(Odilon Ribeiro Coutinho)
A largueza de abertura do ângulo de visão crítica de Ângela Bezerra de Castro se configura no denso ensaio de análise literária que é "Releitura de A Bagaceira".
Percorrendo os itinerários, atalhos e desvios da Fortuna Crítica do livro clássico de José Américo, a ensaísta constata que "interpõem-se — não raramente — entre o leitor e o romance, conclusões "críticas" e "verdades" históricas desnorteadoras. "Críticas" e "verdades" estranhas ao texto. Que obscurecem o projeto poético... Mas que se vão repetindo, em alguns casos, desde a publicação do romance...
Há "verdades" praticamente sacramentadas, que, de tão repetidas, segundo a escritora, "se transformam em obstáculos à compreensão totalizadora do romance". "Verdades" que precisam ser refutadas a fim de que o texto de "A Bagaceira", sufocado, possa emergir pela ação reveladora da linguagem".
A "Releitura" se iniciava, desse modo, segundo o roteiro que Ângela se traçou, por uma "leitura das leituras e, nesta revisão crítica, reler o chamado romance marco do Moderno Regionalismo." O trajeto ao longo das "críticas" e "verdades", a "leitura das leituras" que determinaram a visão convencionalmente estabelecida, uma espécie de establishment conceitual de "A Bagaceira" foi revisitado por Ângela Bezerra de Castro.
E o astrolábio, permanentemente voltado para as cintilações do firmamento teórico, que a guiou nessa travessia, foi sempre o texto do romance, naquelas categorias que Eduardo Portella, citado por Ângela, chamou de "fundadoras". O propósito da autora da "Releitura de A Bagaceira" foi plenamente atingido.
Depois desse livro, reviu-se inteiramente a visão crítica do grande romance e corrigiram-se as distorções históricas que abafavam a expressão verdadeira dessa obra marcante.
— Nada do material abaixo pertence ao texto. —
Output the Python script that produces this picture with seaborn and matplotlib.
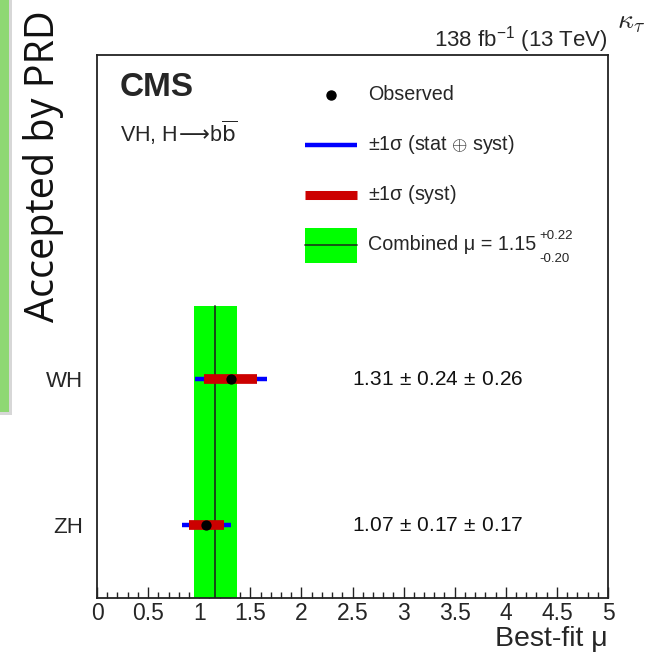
import numpy as np
import pandas as pd
import matplotlib
matplotlib.use("Agg")
import matplotlib.pyplot as plt
import seaborn as sns
from matplotlib.ticker import MultipleLocator
from matplotlib.patches import Rectangle

# ---- data ----
channels = ["WH", "ZH"]
mu = [1.31, 1.07]
stat_unc = [0.24, 0.17]
syst_unc = [0.26, 0.17]
comb_mu = 1.15
comb_up = 0.22
comb_dn = 0.20
ypos = [2, 1]
xticks = [0, 0.5, 1, 1.5, 2, 2.5, 3, 3.5, 4, 4.5, 5]
xticklabels = ["0", "0.5", "1", "1.5", "2", "2.5", "3", "3.5", "4", "4.5", "5"]

df = pd.DataFrame({"channel": channels, "mu": mu, "stat": stat_unc,
                   "syst": syst_unc, "y": ypos})
df["tot"] = np.sqrt(df["stat"] ** 2 + df["syst"] ** 2)

sns.set_theme(style="white")
plt.rcParams["font.family"] = ["Liberation Sans", "DejaVu Sans"]
plt.rcParams["mathtext.fontset"] = "custom"
plt.rcParams["mathtext.rm"] = "Liberation Sans"
plt.rcParams["mathtext.it"] = "Liberation Sans:italic"

W, H = 649, 653
fig = plt.figure(figsize=(W / 100, H / 100), dpi=100)
fig.patch.set_facecolor("white")

L, R, T, B = 97, 608, 55, 598
ax = fig.add_axes([L / W, 1 - B / H, (R - L) / W, (B - T) / H])
ax.set_facecolor("white")

# combined band
ax.fill_betweenx([0.5, 2.5], comb_mu - comb_dn, comb_mu + comb_up,
                 color="#00ff00", linewidth=0, zorder=1)
ax.plot([comb_mu, comb_mu], [0.5, 2.5], color="#1a3a1a", lw=1.3, zorder=2)

# error bars
ax.hlines(df["y"], df["mu"] - df["tot"], df["mu"] + df["tot"],
          color="#0000ff", lw=3.2, zorder=3)
ax.hlines(df["y"], df["mu"] - df["syst"], df["mu"] + df["syst"],
          color="#cc0000", lw=7, zorder=4)
sns.scatterplot(data=df, x="mu", y="y", color="black", s=55,
                edgecolor="black", linewidth=0, zorder=5, ax=ax)

for _, r in df.iterrows():
    ax.text(2.5, r["y"], f"{r['mu']:.2f}$\\,\\pm\\,${r['stat']:.2f}$\\,\\pm\\,${r['syst']:.2f}",
            fontsize=15, va="center", ha="left", color="#111111")

ax.set_xlim(0, 5)
ax.set_ylim(0.5, 4.22)
ax.set_xticks(xticks)
ax.set_xticklabels(xticklabels, fontsize=16.5)
ax.xaxis.set_minor_locator(MultipleLocator(0.1))
ax.set_yticks(ypos)
ax.set_yticklabels(channels, fontsize=16)
ax.tick_params(axis="x", which="major", direction="in", length=8, width=1, pad=3, color="#222222")
ax.tick_params(axis="x", which="minor", direction="in", length=4, width=1, color="#222222")
ax.tick_params(axis="y", length=0, pad=10)
ax.tick_params(bottom=True, which="both")
for s in ax.spines.values():
    s.set_linewidth(1.3)
    s.set_color("#222222")
ax.set_xlabel("")
ax.set_ylabel("")

def axf(px, py):
    return ((px - L) / (R - L), (B - py) / (B - T))

# CMS label
x0, y0 = axf(120, 88)
ax.text(x0, y0, "CMS", transform=ax.transAxes, fontsize=24, fontweight="bold",
        va="center", ha="left")
x0, y0 = axf(120, 133)
ax.text(x0, y0, "VH, H$\\!\\longrightarrow\\!$b$\\overline{\\mathrm{b}}$", transform=ax.transAxes,
        fontsize=15.5, va="center", ha="left", math_fontfamily="dejavusans")

# legend (manual)
sx0, _ = axf(305, 0)
sx1, _ = axf(357, 0)
tx, _ = axf(368, 0)
rows = [95, 145, 195, 245]
LFS = 14.2
_, yr = axf(0, rows[0])
ax.plot([(sx0 + sx1) / 2], [yr], "o", color="black", ms=6.5, transform=ax.transAxes, clip_on=False)
ax.text(tx, yr, "Observed", transform=ax.transAxes, fontsize=LFS, va="center")
_, yr = axf(0, rows[1])
ax.plot([sx0, sx1], [yr, yr], color="#0000ff", lw=3.2, transform=ax.transAxes,
        solid_capstyle="butt")
ax.text(tx, yr, "$\\pm$1σ (stat $\\oplus$ syst)", transform=ax.transAxes, fontsize=LFS,
        va="center")
_, yr = axf(0, rows[2])
ax.plot([sx0, sx1], [yr, yr], color="#cc0000", lw=6.5, transform=ax.transAxes,
        solid_capstyle="butt")
ax.text(tx, yr, "$\\pm$1σ (syst)", transform=ax.transAxes, fontsize=LFS, va="center")
_, yr = axf(0, rows[3])
_, ybot = axf(0, 263)
_, ytop = axf(0, 228)
ax.add_patch(Rectangle((sx0, ybot), sx1 - sx0, ytop - ybot, transform=ax.transAxes,
                       facecolor="#00ff00", edgecolor="none"))
ax.plot([sx0, sx1], [yr, yr], color="#1a3a1a", lw=1.2, transform=ax.transAxes)
ax.text(tx, yr, f"Combined μ = {comb_mu:.2f}", transform=ax.transAxes, fontsize=LFS, va="center")
ux, uy = axf(539, 236)
ax.text(ux, uy, f"+{comb_up:.2f}", transform=ax.transAxes, fontsize=9.5, va="center")
ux, uy = axf(539, 259)
ax.text(ux, uy, f"-{comb_dn:.2f}", transform=ax.transAxes, fontsize=9.5, va="center")

# top-right labels
fig.text(R / W, 1 - 40 / H, "138 fb$^{-1}$ (13 TeV)", fontsize=16, ha="right", va="center")
fig.text(631 / W, 1 - 22 / H, "$\\kappa_\\tau$", fontsize=20, ha="center", va="center",
         math_fontfamily="cm")
fig.text(R / W, 1 - 639 / H, "Best-fit μ", fontsize=20.5, ha="right", va="center")

# banner on the left
fig.patches.append(Rectangle((0, 1 - 415 / H), 12 / W, 415 / H, transform=fig.transFigure,
                             facecolor="#bdbdbd", edgecolor="none", alpha=0.6))
fig.patches.append(Rectangle((0, 1 - 412 / H), 8.5 / W, 412 / H, transform=fig.transFigure,
                             facecolor="#8ed873", edgecolor="none"))
fig.text(44 / W, 1 - 322 / H, "Accepted by PRD", rotation=90, fontsize=28.5,
         ha="center", va="bottom", family=["Open Sans", "DejaVu Sans"], color="#111111")

fig.savefig("out.png", dpi=100, facecolor="white")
O trabalho de Ângela Bezerra de Castro, firmou-se como a mais lúcida e arguta abordagem da criação ficcional de José Américo.
Como ela própria definiu, tratou-se de uma aprendizagem de desaprender: de desaprender o que tinha sido ensinado errado. Não hesito em afirmar que foi o esforço de desmitificação mais notável que a crítica brasileira já realizou e o melhor ensaio já escrito sobre "A Bagaceira".
Mas, é preciso acrescentar que desvendando as intenções mais recônditas desse romance, Ângela revelou toda a substância íntima da chamada literatura regionalista, levantando o véu que ainda toldava alguns aspectos do processo de denúncia social que ela intentou.
Convém recordar o diálogo havido entre ela e José Américo sobre as dissonâncias da crítica com relação a "A Bagaceira". Em determinado ponto, Ângela desabafou: - "Ministro, não consigo ler "A Bagaceira", conforme o entendimento da crítica. Acho que seu livro se diminui, visto como um romance da seca". E o grande homem, depois de alguns instantes de reflexão: - "Pois confie na sua intuição."